**EXERCISE TASK**
Leave out the pictures, and retype only the lines from the beginning of the material through the line that contains "const yTicks = [0, 25, 50, 75, 100];", including both.

--- BEGIN INFORMATION SHOWN ---

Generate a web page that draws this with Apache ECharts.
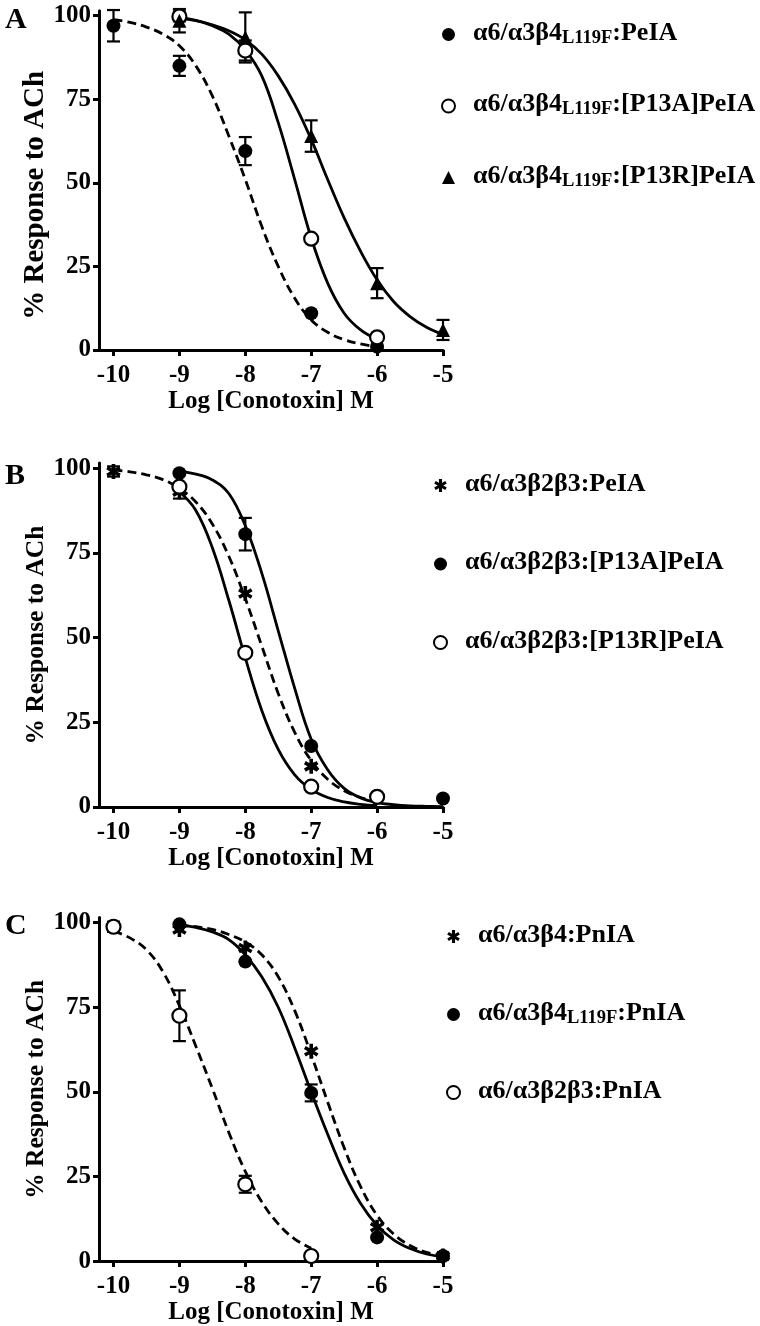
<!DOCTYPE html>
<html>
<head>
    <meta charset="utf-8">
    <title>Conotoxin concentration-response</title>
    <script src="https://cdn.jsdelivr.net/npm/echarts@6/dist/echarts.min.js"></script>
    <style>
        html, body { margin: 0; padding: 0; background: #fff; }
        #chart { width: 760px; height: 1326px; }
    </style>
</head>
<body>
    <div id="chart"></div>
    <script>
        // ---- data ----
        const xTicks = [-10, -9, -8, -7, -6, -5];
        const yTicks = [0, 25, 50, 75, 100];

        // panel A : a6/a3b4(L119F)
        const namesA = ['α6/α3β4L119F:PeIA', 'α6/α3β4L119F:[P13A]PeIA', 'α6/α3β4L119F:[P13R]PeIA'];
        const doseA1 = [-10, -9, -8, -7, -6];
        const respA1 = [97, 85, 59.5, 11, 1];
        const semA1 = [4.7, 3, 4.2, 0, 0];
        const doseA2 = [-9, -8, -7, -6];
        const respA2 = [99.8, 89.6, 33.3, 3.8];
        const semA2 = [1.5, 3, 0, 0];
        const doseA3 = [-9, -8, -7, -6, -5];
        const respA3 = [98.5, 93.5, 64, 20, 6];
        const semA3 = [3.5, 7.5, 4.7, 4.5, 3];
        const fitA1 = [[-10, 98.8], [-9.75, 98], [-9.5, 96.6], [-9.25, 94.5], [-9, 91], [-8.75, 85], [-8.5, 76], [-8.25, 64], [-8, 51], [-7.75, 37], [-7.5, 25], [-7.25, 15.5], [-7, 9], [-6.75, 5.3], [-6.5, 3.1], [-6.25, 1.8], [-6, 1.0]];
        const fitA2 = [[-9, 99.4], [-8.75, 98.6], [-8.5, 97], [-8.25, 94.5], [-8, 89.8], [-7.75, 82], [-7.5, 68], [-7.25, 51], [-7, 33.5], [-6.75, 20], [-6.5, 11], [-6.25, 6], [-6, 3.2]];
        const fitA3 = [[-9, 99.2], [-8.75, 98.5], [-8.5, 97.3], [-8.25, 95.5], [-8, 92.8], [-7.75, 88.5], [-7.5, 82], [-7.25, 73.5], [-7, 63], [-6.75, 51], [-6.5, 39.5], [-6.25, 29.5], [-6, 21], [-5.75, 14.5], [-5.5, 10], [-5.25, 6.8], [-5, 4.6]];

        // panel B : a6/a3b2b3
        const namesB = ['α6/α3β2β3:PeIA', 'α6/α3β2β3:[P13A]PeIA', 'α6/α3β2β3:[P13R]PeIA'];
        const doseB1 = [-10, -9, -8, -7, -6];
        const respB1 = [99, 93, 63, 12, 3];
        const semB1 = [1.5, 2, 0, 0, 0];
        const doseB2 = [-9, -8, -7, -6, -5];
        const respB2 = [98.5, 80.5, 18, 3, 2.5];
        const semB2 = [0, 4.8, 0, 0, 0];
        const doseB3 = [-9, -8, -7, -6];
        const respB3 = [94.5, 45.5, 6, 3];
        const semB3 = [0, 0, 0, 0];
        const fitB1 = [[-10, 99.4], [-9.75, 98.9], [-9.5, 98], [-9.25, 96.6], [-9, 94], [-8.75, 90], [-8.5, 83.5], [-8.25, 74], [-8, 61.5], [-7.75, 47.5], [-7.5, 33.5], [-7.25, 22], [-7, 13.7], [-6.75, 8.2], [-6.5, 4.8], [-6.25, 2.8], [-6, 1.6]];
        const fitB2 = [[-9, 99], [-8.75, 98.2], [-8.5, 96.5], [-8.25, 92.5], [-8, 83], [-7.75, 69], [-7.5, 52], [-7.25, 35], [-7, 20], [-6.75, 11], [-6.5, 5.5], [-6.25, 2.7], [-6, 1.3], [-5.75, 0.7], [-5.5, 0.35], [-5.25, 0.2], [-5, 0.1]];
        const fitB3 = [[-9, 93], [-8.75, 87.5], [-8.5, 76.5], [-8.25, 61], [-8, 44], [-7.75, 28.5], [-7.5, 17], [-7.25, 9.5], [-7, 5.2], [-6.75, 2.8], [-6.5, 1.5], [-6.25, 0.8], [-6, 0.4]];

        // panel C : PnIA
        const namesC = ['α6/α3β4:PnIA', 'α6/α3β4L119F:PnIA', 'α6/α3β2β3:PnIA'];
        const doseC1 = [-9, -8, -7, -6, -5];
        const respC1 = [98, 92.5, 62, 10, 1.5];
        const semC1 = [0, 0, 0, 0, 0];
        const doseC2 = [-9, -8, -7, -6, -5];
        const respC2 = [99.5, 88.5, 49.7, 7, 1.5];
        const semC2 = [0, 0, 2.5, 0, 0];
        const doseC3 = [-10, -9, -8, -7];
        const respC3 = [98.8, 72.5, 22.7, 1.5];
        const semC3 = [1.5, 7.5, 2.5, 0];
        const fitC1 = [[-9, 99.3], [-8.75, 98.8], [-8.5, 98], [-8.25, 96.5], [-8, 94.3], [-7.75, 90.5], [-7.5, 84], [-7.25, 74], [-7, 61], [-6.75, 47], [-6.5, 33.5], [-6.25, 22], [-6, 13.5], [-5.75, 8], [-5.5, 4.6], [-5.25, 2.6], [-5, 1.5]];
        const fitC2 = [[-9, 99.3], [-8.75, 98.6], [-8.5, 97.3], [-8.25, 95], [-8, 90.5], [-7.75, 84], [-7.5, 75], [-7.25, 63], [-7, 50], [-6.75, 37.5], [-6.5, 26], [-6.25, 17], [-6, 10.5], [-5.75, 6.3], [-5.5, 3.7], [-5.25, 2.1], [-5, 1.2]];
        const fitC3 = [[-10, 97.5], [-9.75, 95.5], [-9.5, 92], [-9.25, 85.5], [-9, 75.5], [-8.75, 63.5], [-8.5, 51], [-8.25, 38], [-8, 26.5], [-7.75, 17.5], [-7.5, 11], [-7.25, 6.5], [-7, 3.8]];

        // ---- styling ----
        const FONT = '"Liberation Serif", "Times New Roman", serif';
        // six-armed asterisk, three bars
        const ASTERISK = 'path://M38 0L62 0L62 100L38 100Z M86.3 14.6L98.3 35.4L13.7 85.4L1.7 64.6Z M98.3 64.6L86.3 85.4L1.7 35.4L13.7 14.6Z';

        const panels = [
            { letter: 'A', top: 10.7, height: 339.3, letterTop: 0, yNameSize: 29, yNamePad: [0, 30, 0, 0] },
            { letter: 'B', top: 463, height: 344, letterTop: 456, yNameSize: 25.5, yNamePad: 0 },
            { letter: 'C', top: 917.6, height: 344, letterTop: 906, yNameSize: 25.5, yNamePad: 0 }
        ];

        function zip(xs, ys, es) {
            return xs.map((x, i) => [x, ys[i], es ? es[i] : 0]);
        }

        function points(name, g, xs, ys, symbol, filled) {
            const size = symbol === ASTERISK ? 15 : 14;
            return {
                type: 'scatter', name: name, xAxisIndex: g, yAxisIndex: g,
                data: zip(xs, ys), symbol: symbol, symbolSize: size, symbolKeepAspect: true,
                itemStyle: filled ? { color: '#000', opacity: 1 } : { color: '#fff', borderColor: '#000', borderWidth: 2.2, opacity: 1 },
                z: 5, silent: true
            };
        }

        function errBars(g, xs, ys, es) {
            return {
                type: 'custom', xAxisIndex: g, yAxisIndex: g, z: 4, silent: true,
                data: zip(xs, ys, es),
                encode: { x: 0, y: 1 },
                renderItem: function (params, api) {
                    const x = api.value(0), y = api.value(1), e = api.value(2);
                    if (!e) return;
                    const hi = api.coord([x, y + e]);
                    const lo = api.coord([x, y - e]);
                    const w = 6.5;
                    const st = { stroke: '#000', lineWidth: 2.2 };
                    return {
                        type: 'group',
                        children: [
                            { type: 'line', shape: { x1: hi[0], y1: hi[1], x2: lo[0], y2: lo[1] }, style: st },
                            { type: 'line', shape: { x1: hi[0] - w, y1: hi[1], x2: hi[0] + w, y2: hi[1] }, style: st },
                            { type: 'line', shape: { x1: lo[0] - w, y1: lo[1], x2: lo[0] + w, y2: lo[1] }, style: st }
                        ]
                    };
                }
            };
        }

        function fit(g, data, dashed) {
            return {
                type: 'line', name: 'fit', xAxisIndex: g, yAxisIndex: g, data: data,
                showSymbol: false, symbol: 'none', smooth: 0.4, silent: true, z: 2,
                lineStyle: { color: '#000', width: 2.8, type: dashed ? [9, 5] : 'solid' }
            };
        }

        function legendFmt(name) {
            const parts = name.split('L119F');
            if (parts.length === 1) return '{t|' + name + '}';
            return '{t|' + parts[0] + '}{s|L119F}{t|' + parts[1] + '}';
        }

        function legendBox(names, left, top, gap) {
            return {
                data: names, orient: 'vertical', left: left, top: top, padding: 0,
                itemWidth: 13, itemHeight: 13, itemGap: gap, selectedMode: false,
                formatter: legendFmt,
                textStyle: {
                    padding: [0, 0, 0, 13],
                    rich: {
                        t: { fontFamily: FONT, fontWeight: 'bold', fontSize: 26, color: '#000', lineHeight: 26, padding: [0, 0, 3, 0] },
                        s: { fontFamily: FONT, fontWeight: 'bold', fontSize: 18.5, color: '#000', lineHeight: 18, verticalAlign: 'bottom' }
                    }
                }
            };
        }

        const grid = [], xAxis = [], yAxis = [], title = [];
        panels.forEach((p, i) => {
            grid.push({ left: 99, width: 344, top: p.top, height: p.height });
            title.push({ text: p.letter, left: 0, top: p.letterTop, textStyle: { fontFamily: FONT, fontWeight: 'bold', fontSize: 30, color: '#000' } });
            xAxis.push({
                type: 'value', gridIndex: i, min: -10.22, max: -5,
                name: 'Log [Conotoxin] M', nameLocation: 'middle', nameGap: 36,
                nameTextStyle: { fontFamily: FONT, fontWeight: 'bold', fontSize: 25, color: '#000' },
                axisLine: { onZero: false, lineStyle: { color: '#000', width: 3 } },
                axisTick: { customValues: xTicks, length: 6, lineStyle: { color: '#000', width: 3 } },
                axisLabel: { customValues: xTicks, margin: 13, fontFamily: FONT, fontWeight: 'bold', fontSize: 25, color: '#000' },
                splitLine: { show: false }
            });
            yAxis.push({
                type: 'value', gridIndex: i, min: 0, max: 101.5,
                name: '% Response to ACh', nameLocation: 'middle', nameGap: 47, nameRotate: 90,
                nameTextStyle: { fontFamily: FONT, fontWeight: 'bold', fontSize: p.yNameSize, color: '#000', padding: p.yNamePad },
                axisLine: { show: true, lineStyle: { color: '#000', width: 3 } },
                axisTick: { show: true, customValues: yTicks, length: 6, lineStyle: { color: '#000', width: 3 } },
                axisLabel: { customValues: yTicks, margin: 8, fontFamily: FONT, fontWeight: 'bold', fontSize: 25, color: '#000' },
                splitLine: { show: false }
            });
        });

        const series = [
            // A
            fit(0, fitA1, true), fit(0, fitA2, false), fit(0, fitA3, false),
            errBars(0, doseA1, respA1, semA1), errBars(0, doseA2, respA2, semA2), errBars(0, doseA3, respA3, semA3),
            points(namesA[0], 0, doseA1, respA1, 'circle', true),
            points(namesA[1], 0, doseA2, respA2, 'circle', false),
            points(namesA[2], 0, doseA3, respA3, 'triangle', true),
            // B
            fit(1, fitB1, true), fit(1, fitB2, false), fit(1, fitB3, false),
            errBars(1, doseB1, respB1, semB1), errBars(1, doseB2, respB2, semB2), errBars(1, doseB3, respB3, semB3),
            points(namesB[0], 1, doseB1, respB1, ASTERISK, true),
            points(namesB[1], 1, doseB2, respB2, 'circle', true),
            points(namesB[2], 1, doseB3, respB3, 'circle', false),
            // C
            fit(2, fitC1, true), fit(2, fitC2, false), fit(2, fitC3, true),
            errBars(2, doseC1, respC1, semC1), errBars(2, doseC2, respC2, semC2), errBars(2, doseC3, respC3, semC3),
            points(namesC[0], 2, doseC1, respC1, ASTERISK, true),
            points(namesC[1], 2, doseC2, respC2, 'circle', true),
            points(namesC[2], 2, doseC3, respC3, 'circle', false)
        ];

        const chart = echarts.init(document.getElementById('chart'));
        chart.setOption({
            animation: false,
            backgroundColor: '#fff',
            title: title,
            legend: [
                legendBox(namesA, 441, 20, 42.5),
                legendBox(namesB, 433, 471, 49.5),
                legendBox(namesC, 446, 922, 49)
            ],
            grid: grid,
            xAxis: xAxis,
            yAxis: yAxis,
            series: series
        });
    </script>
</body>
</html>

--- END INFORMATION SHOWN ---

**EXERCISE RESULT**
Generate a web page that draws this with Apache ECharts.
<!DOCTYPE html>
<html>
<head>
    <meta charset="utf-8">
    <title>Conotoxin concentration-response</title>
    <script src="https://cdn.jsdelivr.net/npm/echarts@6/dist/echarts.min.js"></script>
    <style>
        html, body { margin: 0; padding: 0; background: #fff; }
        #chart { width: 760px; height: 1326px; }
    </style>
</head>
<body>
    <div id="chart"></div>
    <script>
        // ---- data ----
        const xTicks = [-10, -9, -8, -7, -6, -5];
        const yTicks = [0, 25, 50, 75, 100];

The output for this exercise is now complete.